There we stood, surrounded by so many things held precious by Ms. Parsons—things like picture albums, quilts made by family long passed, and cherished childhood art projects—as Ms. Parsons lovingly told me story after story about the people in the sometimes-faded pictures. She showed me some of Ralph’s baby pictures, one in particular included the hands and knees of Ralph’s father, whose face and name remain a mystery to me. Ralph, at least ten years my senior, looked up from his search for a moment to blush and shake his head good-naturedly as his mom told me about the cute things he did as a toddler; the picture had faded with age, but the memory was as crisp as it ever was as Ms. Parsons, smiling, impersonated Ralph’s childish speech.

She showed me a picture of a black and white cat named Socks, of whom she had only a few hazy memories. She showed me pictures of first homes and first cars, both the ones bought before and after everything changed. Ms. Parsons showed me a picture of her father and talked for a moment about the way he’d enter the house after work and what his favorite meal was. Ms. Parsons told me all about her mother with an appreciation honed over decades of missing her. “She was a good Christian lady, I know where she is,” Ms.
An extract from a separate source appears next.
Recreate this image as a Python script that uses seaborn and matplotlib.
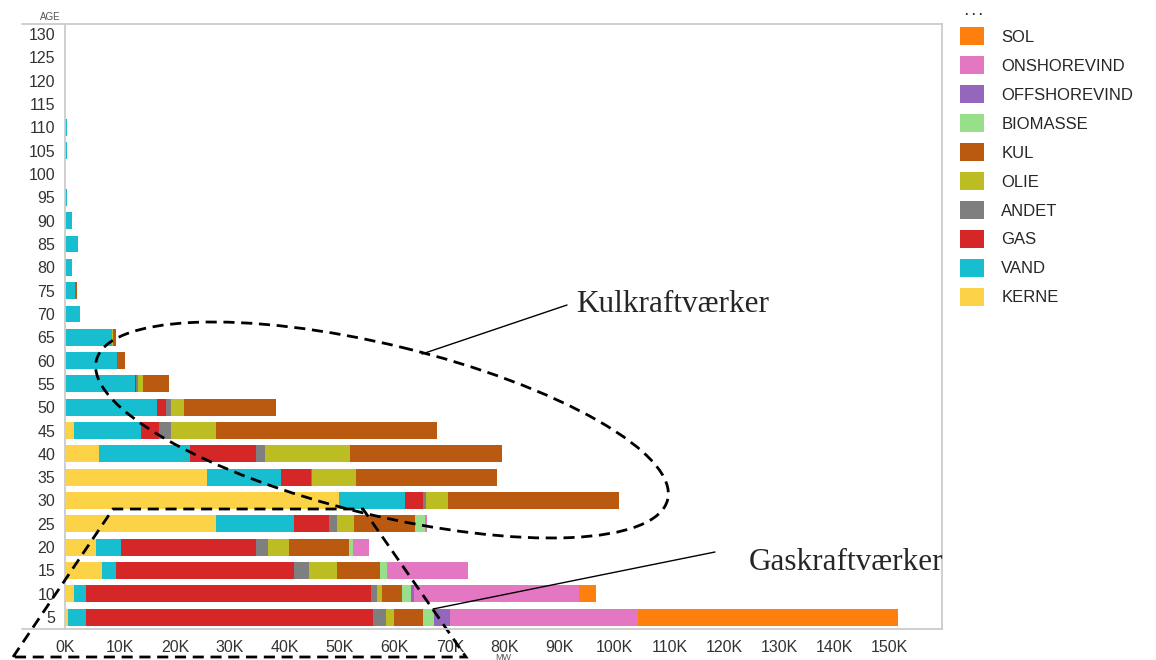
import matplotlib
matplotlib.use("Agg")
import matplotlib.pyplot as plt
from matplotlib.patches import Ellipse, Patch, Polygon
from matplotlib.lines import Line2D
from matplotlib.transforms import Affine2D
import numpy as np
import pandas as pd
import seaborn as sns

# ages (5 .. 130) and installed capacity per fuel, in thousand MW
ages = [5, 10, 15, 20, 25, 30, 35, 40, 45, 50, 55, 60, 65,
        70, 75, 80, 85, 90, 95, 100, 105, 110, 115, 120, 125, 130]

kerne = [0.6, 1.6, 6.8, 5.6, 27.5, 49.9, 25.9, 6.2, 1.6, 0, 0, 0, 0,
         0, 0, 0, 0, 0, 0, 0, 0, 0, 0, 0, 0, 0]
vand = [3.3, 2.3, 2.5, 4.5, 14.2, 11.9, 13.4, 16.5, 12.3, 16.8, 12.7, 9.5, 8.5,
        2.7, 1.8, 1.3, 2.3, 1.3, 0.3, 0, 0.4, 0.3, 0, 0, 0, 0]
gas = [52.1, 51.8, 32.4, 24.6, 6.4, 3.3, 5.4, 12.0, 3.2, 1.6, 0.3, 0, 0,
       0, 0, 0, 0, 0, 0, 0, 0, 0, 0, 0, 0, 0]
andet = [2.4, 1.1, 2.7, 2.2, 1.3, 0.5, 0.2, 1.6, 2.1, 0.8, 0.3, 0, 0,
         0, 0, 0, 0, 0, 0, 0, 0, 0, 0, 0, 0, 0]
olie = [1.5, 0.9, 5.0, 3.9, 3.2, 4.1, 8.1, 15.6, 8.2, 2.4, 0.9, 0, 0.2,
        0, 0, 0, 0, 0, 0, 0, 0, 0, 0, 0, 0, 0]
kul = [5.2, 3.6, 7.9, 10.8, 11.1, 31.0, 25.6, 27.5, 40.2, 16.7, 4.8, 1.4, 0.5,
       0, 0.4, 0, 0, 0, 0, 0, 0, 0, 0, 0, 0, 0]
biomasse = [2.1, 1.7, 1.3, 0.7, 1.8] + [0] * 21
offshorevind = [2.8, 0.5] + [0] * 24
onshorevind = [34.3, 30.0, 14.7, 2.9, 0.4] + [0] * 21
sol = [47.2, 3.1] + [0] * 24

fuels = ["KERNE", "VAND", "GAS", "ANDET", "OLIE", "KUL",
         "BIOMASSE", "OFFSHOREVIND", "ONSHOREVIND", "SOL"]
colors = ["#fcd246", "#17becf", "#d62728", "#7f7f7f", "#bcbd22", "#b95a10",
          "#98df8a", "#9467bd", "#e377c2", "#ff7f0e"]
xticks = [0, 10, 20, 30, 40, 50, 60, 70, 80, 90, 100, 110, 120, 130, 140, 150]
xticklabels = [f"{t}K" for t in xticks]

df = pd.DataFrame({"AGE": [str(a) for a in ages], "KERNE": kerne, "VAND": vand,
                   "GAS": gas, "ANDET": andet, "OLIE": olie, "KUL": kul,
                   "BIOMASSE": biomasse, "OFFSHOREVIND": offshorevind,
                   "ONSHOREVIND": onshorevind, "SOL": sol})
cum = df[fuels].cumsum(axis=1)
order = [str(a) for a in ages[::-1]]

sns.set_style("white")
plt.rcParams["font.family"] = ["Liberation Sans", "DejaVu Sans"]

fig = plt.figure(figsize=(11.56, 6.6), dpi=100)
ax = fig.add_axes([65 / 1156, 1 - 629 / 660, (942 - 65) / 1156, (629 - 24) / 660])

# stacked bars: draw cumulative totals from the outermost layer inwards
for fuel, col in reversed(list(zip(fuels, colors))):
    sns.barplot(x=cum[fuel], y=df["AGE"], order=order, color=col, saturation=1,
                width=0.72, linewidth=0, errorbar=None, orient="h", ax=ax)

ax.set_xlim(0, 159.5)
ax.set_ylim(25.51, -0.43)
ax.set_xticks(xticks)
ax.set_xticklabels(xticklabels)
ax.set_xlabel("")
ax.set_ylabel("")
ax.tick_params(axis="x", length=4, width=1, color="#cccccc", pad=4,
               labelsize=11.5, labelcolor="#333333")
ax.tick_params(axis="y", length=0, pad=7, labelsize=11.5, labelcolor="#333333")
for s in ax.spines.values():
    s.set_color("#cccccc")
    s.set_linewidth(1.3)
ax.spines["top"].set_visible(False)
ax.spines["bottom"].set_visible(False)

# helper: image pixel coords (y down) -> display
px = Affine2D().scale(1 / 100, -1 / 100).translate(0, 6.6) + fig.dpi_scale_trans

# outer frame lines extending left beyond the y axis
for yy in (24, 629):
    fig.add_artist(Line2D([22, 942], [yy, yy], transform=px, color="#cccccc", lw=1.3))

fig.text(50, 17, "AGE", transform=px, fontsize=7, color="#555555", ha="center", va="center")
fig.text(503, 653, "MW", transform=px, fontsize=6.5, color="#555555", ha="center", va="top")
fig.text(974, 12, ". . .", transform=px, fontsize=9, color="#333333", ha="center",
         va="center", fontweight="bold")

handles = [Patch(facecolor=c, edgecolor="none", label=f) for f, c in zip(fuels, colors)]
fig.legend(handles=handles[::-1], loc="upper left", bbox_to_anchor=(957 / 1156, 1 - 24 / 660),
           frameon=False, fontsize=12, handlelength=1.4, handleheight=1.25,
           handletextpad=1.05, labelspacing=0.68, borderaxespad=0, borderpad=0.2)

# annotations
dash = (0, (4, 2.4))
fig.add_artist(Ellipse((382, 430), 588, 170, angle=13.7, transform=px, fill=False,
                       edgecolor="black", lw=2, linestyle=dash))
fig.add_artist(Polygon([(13, 657), (113, 509), (363, 509), (466, 657)], closed=True,
                       transform=px, fill=False, edgecolor="black", lw=2, linestyle=dash))
fig.add_artist(Line2D([422, 567], [354, 305], transform=px, color="black", lw=1))
fig.add_artist(Line2D([433, 715], [609, 552], transform=px, color="black", lw=1))
fig.text(576, 304, "Kulkraftværker", transform=px, fontsize=22.5, ha="left", va="center",
         family=["Liberation Serif", "DejaVu Serif"])
fig.text(749, 562, "Gaskraftværker", transform=px, fontsize=22.5, ha="left", va="center",
         family=["Liberation Serif", "DejaVu Serif"])

fig.savefig("out.png", dpi=100)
Parsons insisted with the same gravity as any preacher’s prayer: “acknowledge your servant, a sheep of your own fold.”

Finally sensing that it would be okay to ask, I continued my earlier question: “Why can’t you keep these with you?”

“I can’t keep these with me, “she insisted with grace and gentleness, “because they’re too precious.”
As she closed the album and placed it back in the box with a careful grace reserved for the priceless, I thought I was starting to understand what Ms. Parsons meant. Their preciousness made them vulnerable and vulnerable things often have only one fate in the lives of those who struggle with homelessness, hunger, poverty, and/or addiction: loss. These memories of hers were safe in this place she could not stay, entrusted to our care with a spirit of faithful love. “Well, thanks…” I stammered under the weight of what Ms. Parsons was saying, “…thanks for trusting us with your precious things.”

Ms. Parsons was smiling in response to my clumsy gratitude when Ralph popped up from the middle of the boxes to say he was pretty sure the phone wasn’t here. He thought maybe it was in the pocket of one of their winter coats back at the house. As we turned off the lights and made our way back to the car, I said, “You know, if you ever want to come back and look through the picture albums, we can do that. Plus, I really want to see what that quilt looks like some time.”

“Oh, it’s precious, too,” Ms. Parsons said, in what was likely an understatement, before adding, “I’d like that.”

For so many of those with whom we’re building our lives, the preciousness of a thing is such a tremendous liability. When you’re living life with so little margin of error, one stroke of ill fortune—a missed paycheck, a too-high utility bill, an unexpected medical expense, getting laid off—threatens to break and ruin all that you hold dear and precious. The value of a thing becomes a vulnerability when the world seems to have nothing but hard edges. When there is so little buffer between you and the world, you must often choose between yourself and what you call precious. This is the hard bargain that is ever-present in the lives of so many of our dearest friends. This is the hard bargain that no one chooses, but many must make.

Yet through it all, we must remember something: it’s the same hard bargain into which Jesus entered. When forced to choose between his own life and what was precious to him, Jesus chose what was precious—people like me and you. With faith so fragile it should be wrapped in bubble wrap, we are called to trust that God doesn’t call the precious vulnerable, but rather calls the vulnerable precious and calls us to go and do likewise.